Moving further left, Mother Jones blogger Kevin Drum recently confessed he'd suppressed his doubts about the Libyan intervention because he "literally trust[s] [Obama's] judgment over my own"—"he's smarter than me, better informed…and more farsighted."

All good reasons, to be sure, for suspending critical thinking about a war that the president's own secretary of defense admits isn't "a vital interest of the U.S." and which his own attorney general believes to be illegal.

Even when they reject their political savior, as psychology professor Drew Westen does in an interminable essay in Sunday's New York Times, Obamaphiles find themselves unable to renounce political salvationism itself.

"Bewitched by his eloquence," Westen writes, many failed to notice Obama's character defects: an "aversion to conflict" and a craven desire to please.

It didn't have to be this way, Westen laments. If only Obama had been a more effective demagogue: When he took office, "the public was desperate for a leader who would speak with confidence, and they were ready to follow wherever the president led."

A creepy notion, but also—thankfully—always a false hope.

In February 2009, a month after Obama took office, I wrote my first column for The Examiner: "Turns out that, no he can't." Despite the "hopefest" aura surrounding the inauguration, I argued, "the smart money says that by 2012, Obama will look a lot more like Jimmy Carter than FDR."

No presidential candidate had ever done more to stoke Americans' grandiose expectations for what was supposed to be a constitutionally limited office. Yet Obama won the presidency at the beginning of an era of long-needed austerity, one in which we'll be paying good and hard for the outsized promises of past saviors in chief.

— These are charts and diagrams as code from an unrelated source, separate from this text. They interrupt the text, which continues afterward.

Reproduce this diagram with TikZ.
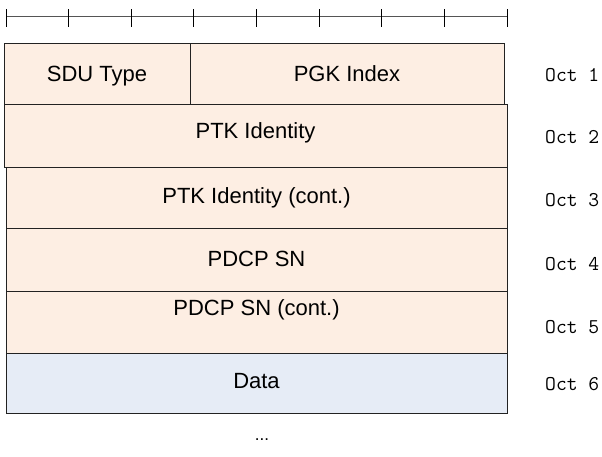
\documentclass[tikz,border=0pt]{standalone}
\usepackage{fontspec}
\setmainfont{Liberation Sans}
\definecolor{peach}{HTML}{FDEEE3}
\definecolor{databg}{HTML}{E6ECF6}
\definecolor{linec}{HTML}{222222}
\definecolor{rulec}{HTML}{555555}
\begin{document}
\begin{tikzpicture}[x=1pt,y=-1pt,
  field/.style={draw=linec, line width=1pt, inner sep=0pt, anchor=north,
    font=\fontsize{22}{24}\selectfont},
  peachfield/.style={field, fill=peach},
  datafield/.style={field, fill=databg},
  octlabel/.style={anchor=base west, inner sep=0pt,
    font=\fontsize{21}{24}\selectfont\ttfamily},
  tick/.style={draw=black, line width=1pt},
  rulerline/.style={draw=rulec, line width=1pt}]
\useasboundingbox (0,0) rectangle (602,457);
% ruler
\coordinate (r0) at (6,17);
\coordinate (r8) at (507,17);
\draw[rulerline] (r0) -- (r8);
\foreach \i in {0,...,8} {
  \coordinate (t\i) at ({6+\i*62.625},17);
  \draw[tick] ([yshift=-10pt]t\i) -- ([yshift=8pt]t\i);
}
% fields
\node[peachfield, minimum width=186, text height=38, text depth=23] (sdu) at (97,43) {SDU Type};
\node[peachfield, minimum width=314, text height=38, text depth=23] (pgk) at (347,43) {PGK Index};
\node[peachfield, minimum width=503, text height=34, text depth=29] (ptk) at (255.5,104) {PTK Identity};
\node[peachfield, minimum width=501, text height=36, text depth=25] (ptkc) at (256.5,167) {PTK Identity (cont.)};
\node[peachfield, minimum width=501, text height=38, text depth=25] (pdcp) at (256.5,228) {PDCP SN};
\node[peachfield, minimum width=501, text height=24, text depth=38] (pdcpc) at (256.5,291) {PDCP SN (cont.)};
\node[datafield, minimum width=501, text height=35, text depth=25] (data) at (256.5,353) {Data};
% octet labels
\node[octlabel] (o1) at (545,82) {Oct 1};
\node[octlabel] (o2) at (545,144) {Oct 2};
\node[octlabel] (o3) at (545,207) {Oct 3};
\node[octlabel] (o4) at (545,270) {Oct 4};
\node[octlabel] (o5) at (545,333) {Oct 5};
\node[octlabel] (o6) at (545,390) {Oct 6};
% continuation
\node[font=\fontsize{17}{18}\selectfont, inner sep=0pt] (dots) at (262,440) {...};
\end{tikzpicture}
\end{document}
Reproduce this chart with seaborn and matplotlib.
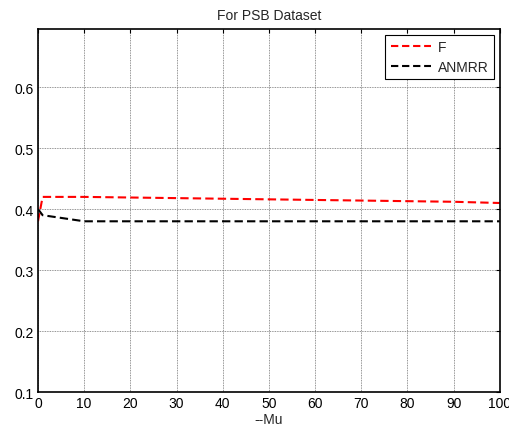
import numpy as np
import pandas as pd
import seaborn as sns
import matplotlib
matplotlib.use("Agg")
import matplotlib.pyplot as plt

# values
mu = [0, 1, 10, 20, 30, 40, 50, 60, 70, 80, 90, 100]
f_score = [0.38, 0.42, 0.42, 0.419, 0.418, 0.417, 0.416, 0.415, 0.414, 0.413, 0.412, 0.41]
anmrr = [0.40, 0.39, 0.38, 0.38, 0.38, 0.38, 0.38, 0.38, 0.38, 0.38, 0.38, 0.38]

df = pd.DataFrame({
    "mu": mu * 2,
    "value": f_score + anmrr,
    "metric": ["F"] * len(mu) + ["ANMRR"] * len(mu),
})

sns.set_style("white")
plt.rcParams["font.family"] = ["Liberation Sans", "DejaVu Sans"]

fig = plt.figure(figsize=(5.1, 4.31), dpi=100)
ax = fig.add_axes([0.0745, 0.088, 0.9055, 0.842])

sns.lineplot(
    data=df, x="mu", y="value", hue="metric",
    palette={"F": "red", "ANMRR": "black"},
    linewidth=1.5, ax=ax,
)
dash = (0, (4, 2))
for line in ax.get_lines():
    line.set_linestyle(dash)

ax.set_xlim(0, 100)
ax.set_ylim(0.1, 0.695)
ax.set_xticks(np.arange(0, 101, 10))
ax.set_yticks([0.1, 0.2, 0.3, 0.4, 0.5, 0.6])
ax.set_yticklabels(["0.1", "0.2", "0.3", "0.4", "0.5", "0.6"])
ax.grid(True, color="#707070", linestyle=(0, (1, 1)), linewidth=0.6)
ax.tick_params(direction="in", length=3, labelsize=10, colors="black",
               top=True, right=True, pad=3)
for s in ax.spines.values():
    s.set_color("black")
    s.set_linewidth(1.2)

ax.set_xlabel("--Mu", fontsize=10, labelpad=1)
ax.set_ylabel("")
ax.set_title("For PSB Dataset", fontsize=10, pad=7)

leg = ax.legend(loc="upper right", fontsize=10, frameon=True, fancybox=False,
                handlelength=2.9, handletextpad=0.5, borderaxespad=0.4,
                labelspacing=0.4, borderpad=0.4)
leg.get_frame().set_edgecolor("black")
leg.get_frame().set_linewidth(0.8)
leg.get_frame().set_alpha(1)
for h in leg.get_lines():
    h.set_linestyle((0, (3.5, 1.8)))

fig.savefig("out.png", dpi=100)
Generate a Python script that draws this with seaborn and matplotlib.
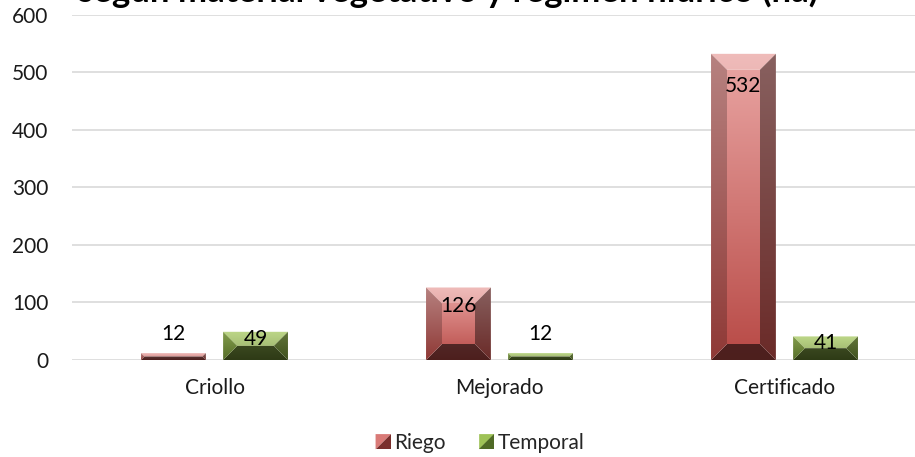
import numpy as np
import pandas as pd
import matplotlib
matplotlib.use("Agg")
import matplotlib.pyplot as plt
import seaborn as sns
from matplotlib.patches import Polygon, Patch
from matplotlib.legend_handler import HandlerPatch
from matplotlib.colors import to_rgb

categories = ["Criollo", "Mejorado", "Certificado"]
series_names = ["Riego", "Temporal"]
riego = [12, 126, 532]
temporal = [49, 12, 41]
yticks = [0, 100, 200, 300, 400, 500, 600]
title = "según material vegetativo y régimen hídrico (ha)"

df = pd.DataFrame({
    "cat": categories * 2,
    "serie": [series_names[0]] * 3 + [series_names[1]] * 3,
    "val": riego + temporal,
})

sns.set_theme(style="white")
plt.rcParams["font.family"] = ["Lato", "DejaVu Sans"]

W, H = 915, 457
fig = plt.figure(figsize=(W / 100, H / 100), dpi=100)
ax_l, ax_r, ax_t, ax_b = 72, 927, 14.7, 360
ax = fig.add_axes([ax_l / W, 1 - ax_b / H, (ax_r - ax_l) / W, (ax_b - ax_t) / H])

pal = {"Riego": "#C0504D", "Temporal": "#8DB04A"}
sns.barplot(data=df, x="cat", y="val", hue="serie", palette=pal, ax=ax,
            width=0.576, gap=0.21, legend=False, errorbar=None)

ax.set_ylim(0, 600)
ax.set_xlim(-0.5, 2.5)
ax.set_yticks(yticks)
ax.set_xlabel("")
ax.set_ylabel("")
for s in ax.spines.values():
    s.set_visible(False)
ax.yaxis.grid(True, color="#D9D9D9", linewidth=1.2)
ax.set_axisbelow(True)
ax.tick_params(axis="y", length=0, pad=17, labelsize=15, labelcolor="#1a1a1a")
ax.tick_params(axis="x", length=0, pad=13, labelsize=15, labelcolor="#1a1a1a")

# gradient colour schemes per series: (top colour, bottom colour)
grad = {
    "Riego": ("#EAA6A4", "#B84A46"),
    "Temporal": ("#A8CA62", "#6E8C34"),
}
face_mod = {"center": 1.0, "left": 0.78, "right": 0.58, "top": 1.12, "bottom": 0.42}

px_x = (ax_r - ax_l) / 3.0      # pixels per category unit
px_y = (ax_b - ax_t) / 600.0    # pixels per data unit
BEV = 16.0

def make_grad(top, bottom, mod):
    t = np.array(to_rgb(top)); b = np.array(to_rgb(bottom))
    n = 64
    f = np.linspace(0, 1, n)[:, None]
    g = t * (1 - f) + b * f
    if mod > 1:
        g = g + (1 - g) * (mod - 1) * 2.0
    else:
        g = g * mod
    g = np.clip(g, 0, 1)
    return g[:, None, :]

patches = list(ax.patches)
order = [(s, i) for s in series_names for i in range(3)]
values = {"Riego": riego, "Temporal": temporal}
for p, (sname, ci) in zip(patches, order):
    x0 = p.get_x(); w = p.get_width(); x1 = x0 + w
    y0 = 0.0; h = p.get_height(); y1 = h
    p.set_visible(False)
    wpx = w * px_x; hpx = h * px_y
    bpx = min(BEV, wpx / 2, hpx / 2)
    bx = bpx / px_x; by = bpx / px_y
    faces = {
        "top": [(x0, y1), (x1, y1), (x1 - bx, y1 - by), (x0 + bx, y1 - by)],
        "bottom": [(x0, y0), (x1, y0), (x1 - bx, y0 + by), (x0 + bx, y0 + by)],
        "left": [(x0, y0), (x0 + bx, y0 + by), (x0 + bx, y1 - by), (x0, y1)],
        "right": [(x1, y0), (x1 - bx, y0 + by), (x1 - bx, y1 - by), (x1, y1)],
        "center": [(x0 + bx, y0 + by), (x1 - bx, y0 + by), (x1 - bx, y1 - by), (x0 + bx, y1 - by)],
    }
    top_c, bot_c = grad[sname]
    for fname, pts in faces.items():
        poly = Polygon(pts, closed=True, facecolor="none", edgecolor="none",
                       transform=ax.transData)
        ax.add_patch(poly)
        im = ax.imshow(make_grad(top_c, bot_c, face_mod[fname]),
                       extent=[x0, x1, y0, y1], aspect="auto",
                       interpolation="bilinear", zorder=2, origin="upper")
        im.set_clip_path(poly)
    # value label
    v = values[sname][ci]
    xc = (x0 + x1) / 2
    if hpx > 100:
        off = -32
    elif hpx > 50:
        off = -19
    elif hpx > 18:
        off = -7
    else:
        off = 19
    ax.annotate(str(v), (xc, y1), xytext=(0, off * 0.72), textcoords="offset points",
                ha="center", va="center", fontsize=15, color="black", zorder=5)

ax.set_xlim(-0.5, 2.5)
ax.set_ylim(0, 600)

# title (partially cut at top, as in reference)
fig.text(78 / W, 1 - 2 / H, title, ha="left", va="baseline", fontsize=25,
         fontweight="bold", color="black")

# legend with bevel-like split squares
class SplitHandler(HandlerPatch):
    def create_artists(self, legend, orig_handle, xdescent, ydescent, width, height, fontsize, trans):
        s = min(width, height)
        x0 = -xdescent + (width - s) / 2
        y0 = -ydescent + (height - s) / 2
        light = orig_handle.light
        dark = orig_handle.dark
        a = Polygon([(x0, y0 + s), (x0 + s, y0 + s), (x0, y0)], closed=True,
                    facecolor=light, edgecolor="none", transform=trans)
        b = Polygon([(x0 + s, y0 + s), (x0 + s, y0), (x0, y0)], closed=True,
                    facecolor=dark, edgecolor="none", transform=trans)
        return [a, b]

handles = []
for sname, (lc, dc) in zip(series_names, [("#D97A77", "#7A2E2C"), ("#9EC257", "#4F6A26")]):
    hp = Patch(facecolor=lc, label=sname)
    hp.light = lc; hp.dark = dc
    handles.append(hp)

fig.legend(handles=handles, labels=series_names, loc="center",
           bbox_to_anchor=(480 / W, 1 - 443 / H), ncol=2, frameon=False,
           fontsize=15, handlelength=0.75, handleheight=0.75, handletextpad=0.15,
           columnspacing=1.6, handler_map={Patch: SplitHandler()})

fig.savefig("out.png", dpi=100)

Those Greek columns at the 2008 Democratic National Convention were pretty, but they were made of Styrofoam; the guy standing in front of them was, like those who came before, a professional vote-grubber, not a worthy object of adulation.

The last thing we need right now is the Obamaphiles' messianic approach to the presidency—messianism got us into this mess.

Nobel laureate James Buchanan called the "public choice" approach to economics he helped create "politics without romance." In this era of limits, we need a presidency without romance.